-- What the exercise asks --
Print only the lines from the top of the data through the line with "const treeCounts = [3, 3, 8, 10, 5, 2];", both included, skipping every picture.

## Start Material

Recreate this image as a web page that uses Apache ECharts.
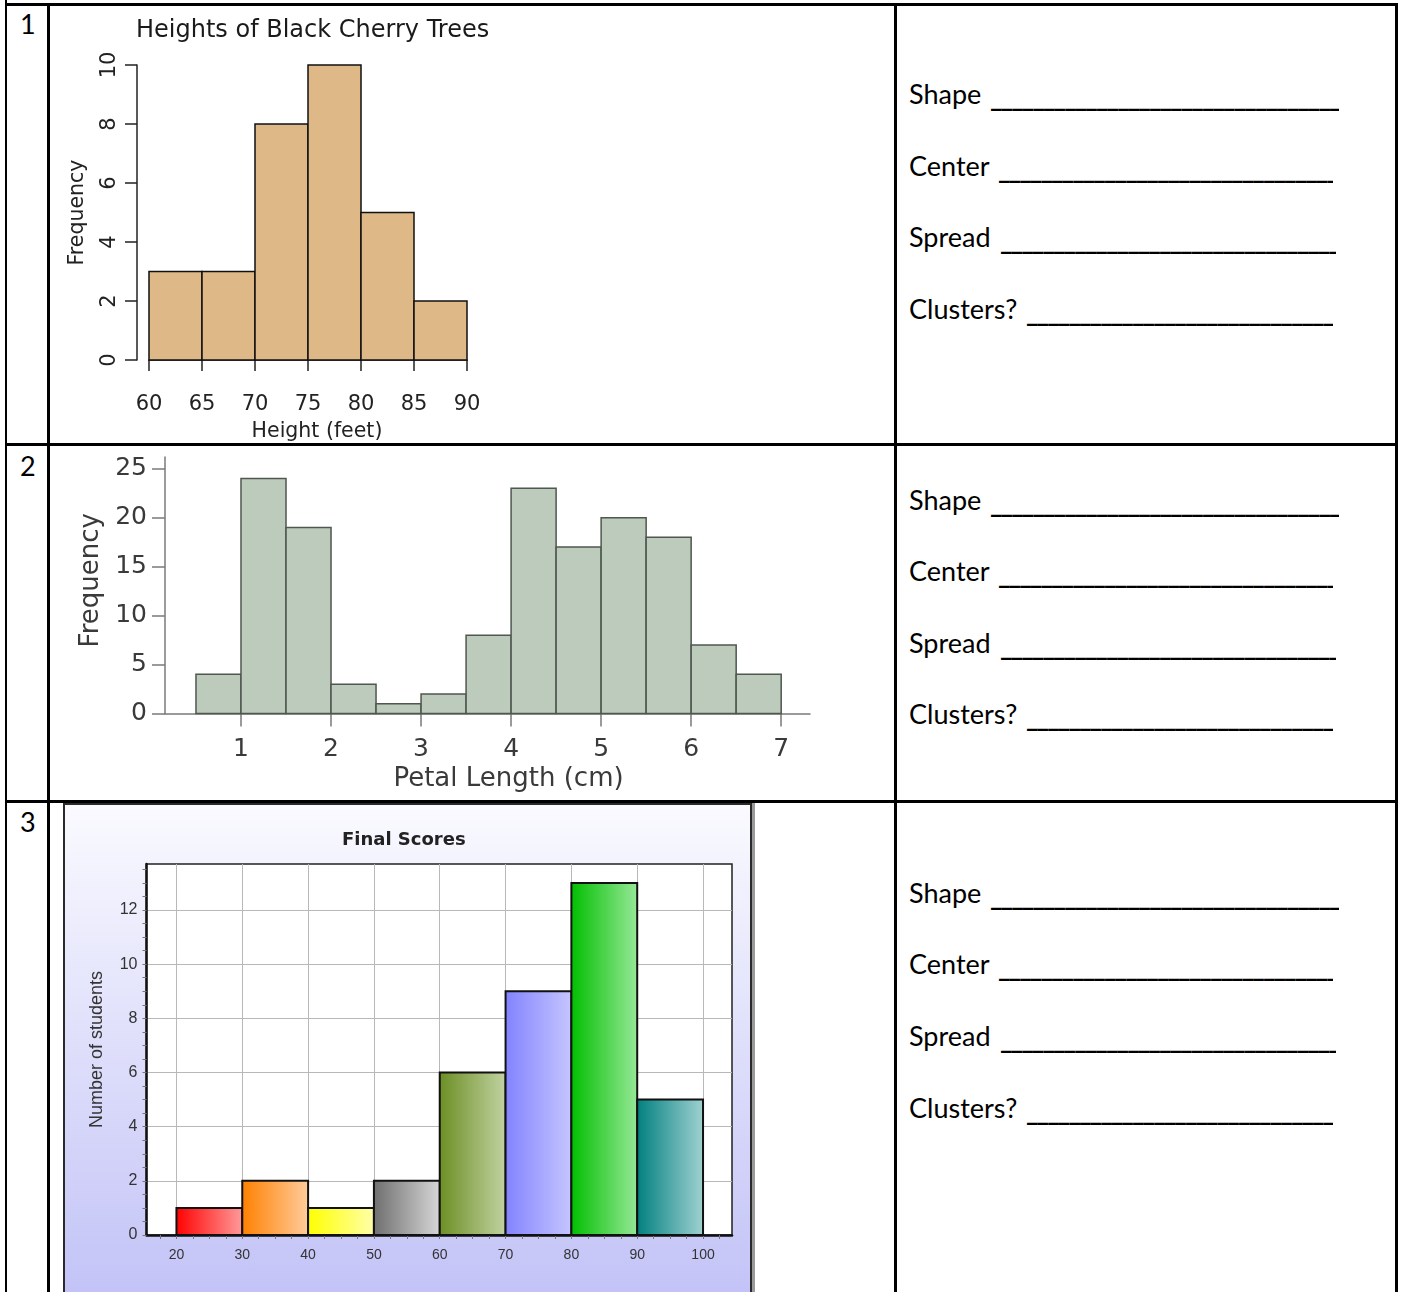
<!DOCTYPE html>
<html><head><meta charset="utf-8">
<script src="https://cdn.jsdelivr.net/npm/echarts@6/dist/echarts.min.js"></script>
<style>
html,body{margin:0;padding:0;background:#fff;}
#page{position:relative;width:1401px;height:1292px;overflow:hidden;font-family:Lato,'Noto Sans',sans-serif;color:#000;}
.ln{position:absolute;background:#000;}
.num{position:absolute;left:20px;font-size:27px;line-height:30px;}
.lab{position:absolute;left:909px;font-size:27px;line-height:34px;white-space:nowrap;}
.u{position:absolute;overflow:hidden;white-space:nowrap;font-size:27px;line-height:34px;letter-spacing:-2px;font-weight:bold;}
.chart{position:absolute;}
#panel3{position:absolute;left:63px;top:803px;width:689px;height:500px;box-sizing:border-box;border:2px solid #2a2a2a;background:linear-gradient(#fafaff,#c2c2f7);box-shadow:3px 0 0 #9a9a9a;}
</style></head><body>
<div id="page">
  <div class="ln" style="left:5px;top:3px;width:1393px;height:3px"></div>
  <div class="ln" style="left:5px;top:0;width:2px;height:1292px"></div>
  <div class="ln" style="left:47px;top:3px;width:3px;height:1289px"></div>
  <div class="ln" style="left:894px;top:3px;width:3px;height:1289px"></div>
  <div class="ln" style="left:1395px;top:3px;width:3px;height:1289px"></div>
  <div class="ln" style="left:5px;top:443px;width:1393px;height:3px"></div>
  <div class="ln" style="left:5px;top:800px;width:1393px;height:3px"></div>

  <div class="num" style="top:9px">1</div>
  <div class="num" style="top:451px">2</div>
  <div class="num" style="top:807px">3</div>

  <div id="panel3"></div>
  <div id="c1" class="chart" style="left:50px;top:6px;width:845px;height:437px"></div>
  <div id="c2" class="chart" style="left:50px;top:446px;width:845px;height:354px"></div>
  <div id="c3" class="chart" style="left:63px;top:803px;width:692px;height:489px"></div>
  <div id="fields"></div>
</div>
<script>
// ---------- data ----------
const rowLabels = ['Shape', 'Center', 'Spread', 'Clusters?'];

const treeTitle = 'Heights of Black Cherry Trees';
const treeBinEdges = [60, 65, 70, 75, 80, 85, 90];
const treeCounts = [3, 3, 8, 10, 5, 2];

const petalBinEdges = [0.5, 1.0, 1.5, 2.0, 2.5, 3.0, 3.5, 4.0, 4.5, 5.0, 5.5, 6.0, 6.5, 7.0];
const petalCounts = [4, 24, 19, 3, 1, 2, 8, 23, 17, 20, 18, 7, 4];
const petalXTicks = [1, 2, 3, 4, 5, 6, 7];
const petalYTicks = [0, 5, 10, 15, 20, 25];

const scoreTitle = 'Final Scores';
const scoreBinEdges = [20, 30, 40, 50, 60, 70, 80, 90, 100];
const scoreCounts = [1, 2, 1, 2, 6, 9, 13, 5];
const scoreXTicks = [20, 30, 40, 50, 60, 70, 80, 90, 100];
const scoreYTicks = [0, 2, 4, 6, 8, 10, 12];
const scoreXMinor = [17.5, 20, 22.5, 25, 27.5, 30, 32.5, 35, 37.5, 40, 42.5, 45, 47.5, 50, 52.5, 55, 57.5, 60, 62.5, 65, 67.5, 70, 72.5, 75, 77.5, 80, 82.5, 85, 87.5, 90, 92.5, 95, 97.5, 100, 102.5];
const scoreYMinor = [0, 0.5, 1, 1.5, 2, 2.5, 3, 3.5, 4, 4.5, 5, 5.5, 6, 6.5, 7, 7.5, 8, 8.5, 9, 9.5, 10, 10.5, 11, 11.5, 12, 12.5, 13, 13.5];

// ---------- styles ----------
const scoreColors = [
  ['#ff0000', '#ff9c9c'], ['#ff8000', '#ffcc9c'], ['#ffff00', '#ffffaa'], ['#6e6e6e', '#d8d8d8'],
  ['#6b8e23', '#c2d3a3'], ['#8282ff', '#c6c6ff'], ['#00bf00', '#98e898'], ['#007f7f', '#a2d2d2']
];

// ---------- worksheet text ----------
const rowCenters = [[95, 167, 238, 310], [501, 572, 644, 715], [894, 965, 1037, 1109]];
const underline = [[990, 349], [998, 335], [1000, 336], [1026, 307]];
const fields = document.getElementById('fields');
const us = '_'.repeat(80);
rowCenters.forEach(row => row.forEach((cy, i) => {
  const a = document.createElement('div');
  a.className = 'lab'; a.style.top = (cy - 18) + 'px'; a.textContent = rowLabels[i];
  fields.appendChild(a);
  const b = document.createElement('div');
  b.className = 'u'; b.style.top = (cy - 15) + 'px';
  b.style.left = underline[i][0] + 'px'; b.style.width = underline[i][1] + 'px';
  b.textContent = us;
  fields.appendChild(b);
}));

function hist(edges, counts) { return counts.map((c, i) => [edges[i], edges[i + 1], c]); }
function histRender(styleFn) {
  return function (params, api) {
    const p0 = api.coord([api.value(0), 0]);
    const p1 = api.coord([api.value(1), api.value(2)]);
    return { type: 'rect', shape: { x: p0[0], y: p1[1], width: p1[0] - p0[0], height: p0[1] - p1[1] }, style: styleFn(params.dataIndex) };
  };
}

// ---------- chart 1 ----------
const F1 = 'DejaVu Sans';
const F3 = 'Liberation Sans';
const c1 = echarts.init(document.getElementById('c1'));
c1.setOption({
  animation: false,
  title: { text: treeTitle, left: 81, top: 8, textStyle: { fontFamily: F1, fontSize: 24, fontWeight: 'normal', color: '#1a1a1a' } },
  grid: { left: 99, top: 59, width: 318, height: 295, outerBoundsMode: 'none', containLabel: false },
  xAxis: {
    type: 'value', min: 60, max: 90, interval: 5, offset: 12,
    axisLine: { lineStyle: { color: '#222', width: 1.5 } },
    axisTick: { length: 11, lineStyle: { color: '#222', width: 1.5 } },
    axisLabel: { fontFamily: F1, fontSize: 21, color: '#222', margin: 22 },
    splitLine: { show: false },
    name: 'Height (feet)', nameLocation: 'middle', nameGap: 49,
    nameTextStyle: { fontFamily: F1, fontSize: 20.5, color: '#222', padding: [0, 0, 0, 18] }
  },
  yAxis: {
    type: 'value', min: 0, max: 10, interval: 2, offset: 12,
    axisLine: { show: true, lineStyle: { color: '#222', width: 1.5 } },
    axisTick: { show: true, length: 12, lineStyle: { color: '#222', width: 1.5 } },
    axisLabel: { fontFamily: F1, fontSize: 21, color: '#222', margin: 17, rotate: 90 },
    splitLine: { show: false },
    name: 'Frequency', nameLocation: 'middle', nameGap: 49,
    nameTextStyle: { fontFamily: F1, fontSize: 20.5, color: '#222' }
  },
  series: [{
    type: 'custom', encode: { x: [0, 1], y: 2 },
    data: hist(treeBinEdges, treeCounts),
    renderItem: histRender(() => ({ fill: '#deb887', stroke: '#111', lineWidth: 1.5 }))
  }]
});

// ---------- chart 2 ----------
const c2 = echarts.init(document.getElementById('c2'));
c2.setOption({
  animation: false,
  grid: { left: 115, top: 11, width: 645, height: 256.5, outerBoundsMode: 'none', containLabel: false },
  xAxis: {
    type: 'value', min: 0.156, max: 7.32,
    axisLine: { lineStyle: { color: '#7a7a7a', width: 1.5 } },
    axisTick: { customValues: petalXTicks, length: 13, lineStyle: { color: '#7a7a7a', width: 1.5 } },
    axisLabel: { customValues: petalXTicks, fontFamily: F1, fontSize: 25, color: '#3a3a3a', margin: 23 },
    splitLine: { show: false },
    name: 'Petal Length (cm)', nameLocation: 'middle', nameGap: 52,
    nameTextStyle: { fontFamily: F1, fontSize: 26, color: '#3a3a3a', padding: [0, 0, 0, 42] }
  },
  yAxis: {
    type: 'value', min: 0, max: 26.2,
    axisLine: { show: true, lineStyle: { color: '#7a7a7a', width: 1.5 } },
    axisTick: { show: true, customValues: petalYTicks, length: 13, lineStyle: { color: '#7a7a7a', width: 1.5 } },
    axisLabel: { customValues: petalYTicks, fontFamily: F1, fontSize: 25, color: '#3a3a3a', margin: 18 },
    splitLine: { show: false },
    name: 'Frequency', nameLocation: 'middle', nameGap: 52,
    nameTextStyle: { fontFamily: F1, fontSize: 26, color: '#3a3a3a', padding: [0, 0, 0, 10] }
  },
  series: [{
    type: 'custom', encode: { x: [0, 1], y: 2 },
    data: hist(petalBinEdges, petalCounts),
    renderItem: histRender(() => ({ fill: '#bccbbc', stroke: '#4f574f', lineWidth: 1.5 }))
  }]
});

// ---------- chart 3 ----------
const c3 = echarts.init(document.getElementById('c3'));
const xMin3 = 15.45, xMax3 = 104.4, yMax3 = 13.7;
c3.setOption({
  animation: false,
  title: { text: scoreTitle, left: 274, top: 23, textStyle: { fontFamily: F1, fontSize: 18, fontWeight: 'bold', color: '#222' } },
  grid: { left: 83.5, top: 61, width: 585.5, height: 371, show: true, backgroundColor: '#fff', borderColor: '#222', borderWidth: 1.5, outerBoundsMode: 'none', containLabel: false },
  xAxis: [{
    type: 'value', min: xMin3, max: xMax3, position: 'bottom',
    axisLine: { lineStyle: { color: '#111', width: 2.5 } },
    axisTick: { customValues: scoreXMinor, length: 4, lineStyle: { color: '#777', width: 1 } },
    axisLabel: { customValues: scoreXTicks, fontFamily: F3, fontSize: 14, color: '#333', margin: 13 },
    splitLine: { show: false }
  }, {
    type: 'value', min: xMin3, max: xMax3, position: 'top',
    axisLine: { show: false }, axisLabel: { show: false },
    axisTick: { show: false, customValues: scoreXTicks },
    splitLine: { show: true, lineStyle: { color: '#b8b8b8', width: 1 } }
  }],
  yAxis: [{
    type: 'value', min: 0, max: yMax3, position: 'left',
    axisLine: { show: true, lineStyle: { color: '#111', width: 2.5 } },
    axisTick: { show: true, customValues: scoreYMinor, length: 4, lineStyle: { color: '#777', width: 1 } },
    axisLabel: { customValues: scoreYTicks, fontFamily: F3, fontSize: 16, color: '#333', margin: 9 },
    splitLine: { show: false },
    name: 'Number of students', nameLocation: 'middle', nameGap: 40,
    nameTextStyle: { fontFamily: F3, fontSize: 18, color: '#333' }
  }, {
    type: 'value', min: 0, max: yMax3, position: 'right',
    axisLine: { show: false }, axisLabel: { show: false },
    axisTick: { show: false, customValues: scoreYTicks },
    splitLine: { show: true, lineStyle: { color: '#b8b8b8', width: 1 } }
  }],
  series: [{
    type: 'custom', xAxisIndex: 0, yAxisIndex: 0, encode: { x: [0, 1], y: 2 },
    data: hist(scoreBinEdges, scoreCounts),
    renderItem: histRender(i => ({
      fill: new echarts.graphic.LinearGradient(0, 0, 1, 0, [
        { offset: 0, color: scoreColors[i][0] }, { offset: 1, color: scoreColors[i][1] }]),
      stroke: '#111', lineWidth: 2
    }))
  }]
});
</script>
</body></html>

## End Material

-- Correct output --
Recreate this image as a web page that uses Apache ECharts.
<!DOCTYPE html>
<html><head><meta charset="utf-8">
<script src="https://cdn.jsdelivr.net/npm/echarts@6/dist/echarts.min.js"></script>
<style>
html,body{margin:0;padding:0;background:#fff;}
#page{position:relative;width:1401px;height:1292px;overflow:hidden;font-family:Lato,'Noto Sans',sans-serif;color:#000;}
.ln{position:absolute;background:#000;}
.num{position:absolute;left:20px;font-size:27px;line-height:30px;}
.lab{position:absolute;left:909px;font-size:27px;line-height:34px;white-space:nowrap;}
.u{position:absolute;overflow:hidden;white-space:nowrap;font-size:27px;line-height:34px;letter-spacing:-2px;font-weight:bold;}
.chart{position:absolute;}
#panel3{position:absolute;left:63px;top:803px;width:689px;height:500px;box-sizing:border-box;border:2px solid #2a2a2a;background:linear-gradient(#fafaff,#c2c2f7);box-shadow:3px 0 0 #9a9a9a;}
</style></head><body>
<div id="page">
  <div class="ln" style="left:5px;top:3px;width:1393px;height:3px"></div>
  <div class="ln" style="left:5px;top:0;width:2px;height:1292px"></div>
  <div class="ln" style="left:47px;top:3px;width:3px;height:1289px"></div>
  <div class="ln" style="left:894px;top:3px;width:3px;height:1289px"></div>
  <div class="ln" style="left:1395px;top:3px;width:3px;height:1289px"></div>
  <div class="ln" style="left:5px;top:443px;width:1393px;height:3px"></div>
  <div class="ln" style="left:5px;top:800px;width:1393px;height:3px"></div>

  <div class="num" style="top:9px">1</div>
  <div class="num" style="top:451px">2</div>
  <div class="num" style="top:807px">3</div>

  <div id="panel3"></div>
  <div id="c1" class="chart" style="left:50px;top:6px;width:845px;height:437px"></div>
  <div id="c2" class="chart" style="left:50px;top:446px;width:845px;height:354px"></div>
  <div id="c3" class="chart" style="left:63px;top:803px;width:692px;height:489px"></div>
  <div id="fields"></div>
</div>
<script>
// ---------- data ----------
const rowLabels = ['Shape', 'Center', 'Spread', 'Clusters?'];

const treeTitle = 'Heights of Black Cherry Trees';
const treeBinEdges = [60, 65, 70, 75, 80, 85, 90];
const treeCounts = [3, 3, 8, 10, 5, 2];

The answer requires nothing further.